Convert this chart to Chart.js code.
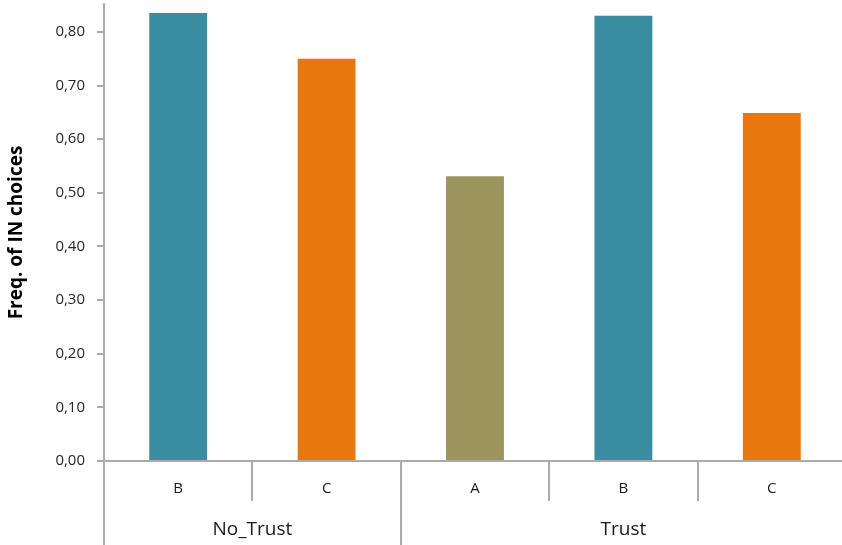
<!DOCTYPE html>
<html>
<head>
<meta charset="utf-8">
<script src="https://cdn.jsdelivr.net/npm/chart.js@4/dist/chart.umd.min.js"></script>
<style>
html,body{margin:0;padding:0;background:#fff;overflow:hidden;width:842px;height:545px;}
canvas{display:block;}
</style>
</head>
<body>
<canvas id="c" width="850" height="545"></canvas>
<script>
const categories = ['B', 'C', 'A', 'B', 'C'];
const groups = ['No_Trust', 'No_Trust', 'Trust', 'Trust', 'Trust'];
const values = [0.835, 0.750, 0.531, 0.830, 0.649];
const barColors = ['#3A8CA1', '#E8770F', '#9C955E', '#3A8CA1', '#E8770F'];
const yTickValues = [0, 0.1, 0.2, 0.3, 0.4, 0.5, 0.6, 0.7, 0.8];
const yMax = 0.852;
const yTitle = 'Freq. of IN choices';

const axisGrey = '#ababab';

const groupPlugin = {
  id: 'groupAxis',
  afterDraw(chart) {
    const ctx = chart.ctx;
    const xs = chart.scales.x;
    const area = chart.chartArea;
    const n = categories.length;
    const half = (xs.getPixelForValue(1) - xs.getPixelForValue(0)) / 2;
    ctx.save();
    ctx.strokeStyle = axisGrey;
    ctx.lineWidth = 2;
    for (let i = 1; i < n; i++) {
      const x = Math.round(xs.getPixelForValue(i) - half);
      const isGroupEdge = groups[i] !== groups[i - 1];
      ctx.beginPath();
      ctx.moveTo(x, area.bottom);
      ctx.lineTo(x, isGroupEdge ? chart.height : area.bottom + 40);
      ctx.stroke();
    }
    const x0 = Math.round(xs.getPixelForValue(0) - half);
    ctx.beginPath();
    ctx.moveTo(x0, area.bottom);
    ctx.lineTo(x0, chart.height);
    ctx.stroke();
    ctx.fillStyle = '#1a1a1a';
    ctx.font = '19px "Open Sans"';
    ctx.textAlign = 'center';
    ctx.textBaseline = 'middle';
    let start = 0;
    for (let i = 1; i <= n; i++) {
      if (i === n || groups[i] !== groups[start]) {
        const cx = (xs.getPixelForValue(start) + xs.getPixelForValue(i - 1)) / 2;
        ctx.fillText(groups[start], cx, area.bottom + 69);
        start = i;
      }
    }
    ctx.restore();
  }
};

new Chart(document.getElementById('c'), {
  type: 'bar',
  data: {
    labels: categories,
    datasets: [{
      data: values,
      backgroundColor: barColors,
      borderWidth: 0,
      barPercentage: 0.39,
      categoryPercentage: 1.0
    }]
  },
  options: {
    responsive: false,
    animation: false,
    layout: { padding: { top: 4, right: 4, left: 0, bottom: 0 } },
    plugins: {
      legend: { display: false },
      tooltip: { enabled: false }
    },
    scales: {
      x: {
        grid: { display: false },
        border: { display: true, color: axisGrey, width: 2 },
        ticks: {
          color: '#1a1a1a',
          font: { family: '"Open Sans"', size: 15 },
          padding: 11,
          maxRotation: 0
        },
        afterFit(scale) { scale.height = 84; scale.paddingLeft = 0; scale.paddingRight = 0; }
      },
      y: {
        min: 0,
        max: yMax,
        afterBuildTicks(scale) {
          scale.ticks = yTickValues.map(v => ({ value: v }));
        },
        grid: {
          display: true,
          drawOnChartArea: false,
          drawTicks: true,
          tickLength: 7,
          color: axisGrey,
          lineWidth: 2
        },
        border: { display: true, color: axisGrey, width: 2 },
        ticks: {
          color: '#262626',
          font: { family: '"Open Sans"', size: 15 },
          padding: 12,
          callback(v) { return Number(v).toFixed(2).replace('.', ','); }
        },
        title: {
          display: true,
          text: yTitle,
          color: '#000',
          font: { family: '"Open Sans"', size: 19, weight: 'bold' },
          padding: { top: 5, bottom: 0 }
        },
        afterFit(scale) { scale.width = 104; scale.paddingTop = 0; scale.paddingBottom = 0; }
      }
    }
  },
  plugins: [groupPlugin]
});
</script>
</body>
</html>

### Task requirements
Output the data above without changes, apart from leaving out the pictures.

### Task solution
Convert this chart to Chart.js code.
<!DOCTYPE html>
<html>
<head>
<meta charset="utf-8">
<script src="https://cdn.jsdelivr.net/npm/chart.js@4/dist/chart.umd.min.js"></script>
<style>
html,body{margin:0;padding:0;background:#fff;overflow:hidden;width:842px;height:545px;}
canvas{display:block;}
</style>
</head>
<body>
<canvas id="c" width="850" height="545"></canvas>
<script>
const categories = ['B', 'C', 'A', 'B', 'C'];
const groups = ['No_Trust', 'No_Trust', 'Trust', 'Trust', 'Trust'];
const values = [0.835, 0.750, 0.531, 0.830, 0.649];
const barColors = ['#3A8CA1', '#E8770F', '#9C955E', '#3A8CA1', '#E8770F'];
const yTickValues = [0, 0.1, 0.2, 0.3, 0.4, 0.5, 0.6, 0.7, 0.8];
const yMax = 0.852;
const yTitle = 'Freq. of IN choices';

const axisGrey = '#ababab';

const groupPlugin = {
  id: 'groupAxis',
  afterDraw(chart) {
    const ctx = chart.ctx;
    const xs = chart.scales.x;
    const area = chart.chartArea;
    const n = categories.length;
    const half = (xs.getPixelForValue(1) - xs.getPixelForValue(0)) / 2;
    ctx.save();
    ctx.strokeStyle = axisGrey;
    ctx.lineWidth = 2;
    for (let i = 1; i < n; i++) {
      const x = Math.round(xs.getPixelForValue(i) - half);
      const isGroupEdge = groups[i] !== groups[i - 1];
      ctx.beginPath();
      ctx.moveTo(x, area.bottom);
      ctx.lineTo(x, isGroupEdge ? chart.height : area.bottom + 40);
      ctx.stroke();
    }
    const x0 = Math.round(xs.getPixelForValue(0) - half);
    ctx.beginPath();
    ctx.moveTo(x0, area.bottom);
    ctx.lineTo(x0, chart.height);
    ctx.stroke();
    ctx.fillStyle = '#1a1a1a';
    ctx.font = '19px "Open Sans"';
    ctx.textAlign = 'center';
    ctx.textBaseline = 'middle';
    let start = 0;
    for (let i = 1; i <= n; i++) {
      if (i === n || groups[i] !== groups[start]) {
        const cx = (xs.getPixelForValue(start) + xs.getPixelForValue(i - 1)) / 2;
        ctx.fillText(groups[start], cx, area.bottom + 69);
        start = i;
      }
    }
    ctx.restore();
  }
};

new Chart(document.getElementById('c'), {
  type: 'bar',
  data: {
    labels: categories,
    datasets: [{
      data: values,
      backgroundColor: barColors,
      borderWidth: 0,
      barPercentage: 0.39,
      categoryPercentage: 1.0
    }]
  },
  options: {
    responsive: false,
    animation: false,
    layout: { padding: { top: 4, right: 4, left: 0, bottom: 0 } },
    plugins: {
      legend: { display: false },
      tooltip: { enabled: false }
    },
    scales: {
      x: {
        grid: { display: false },
        border: { display: true, color: axisGrey, width: 2 },
        ticks: {
          color: '#1a1a1a',
          font: { family: '"Open Sans"', size: 15 },
          padding: 11,
          maxRotation: 0
        },
        afterFit(scale) { scale.height = 84; scale.paddingLeft = 0; scale.paddingRight = 0; }
      },
      y: {
        min: 0,
        max: yMax,
        afterBuildTicks(scale) {
          scale.ticks = yTickValues.map(v => ({ value: v }));
        },
        grid: {
          display: true,
          drawOnChartArea: false,
          drawTicks: true,
          tickLength: 7,
          color: axisGrey,
          lineWidth: 2
        },
        border: { display: true, color: axisGrey, width: 2 },
        ticks: {
          color: '#262626',
          font: { family: '"Open Sans"', size: 15 },
          padding: 12,
          callback(v) { return Number(v).toFixed(2).replace('.', ','); }
        },
        title: {
          display: true,
          text: yTitle,
          color: '#000',
          font: { family: '"Open Sans"', size: 19, weight: 'bold' },
          padding: { top: 5, bottom: 0 }
        },
        afterFit(scale) { scale.width = 104; scale.paddingTop = 0; scale.paddingBottom = 0; }
      }
    }
  },
  plugins: [groupPlugin]
});
</script>
</body>
</html>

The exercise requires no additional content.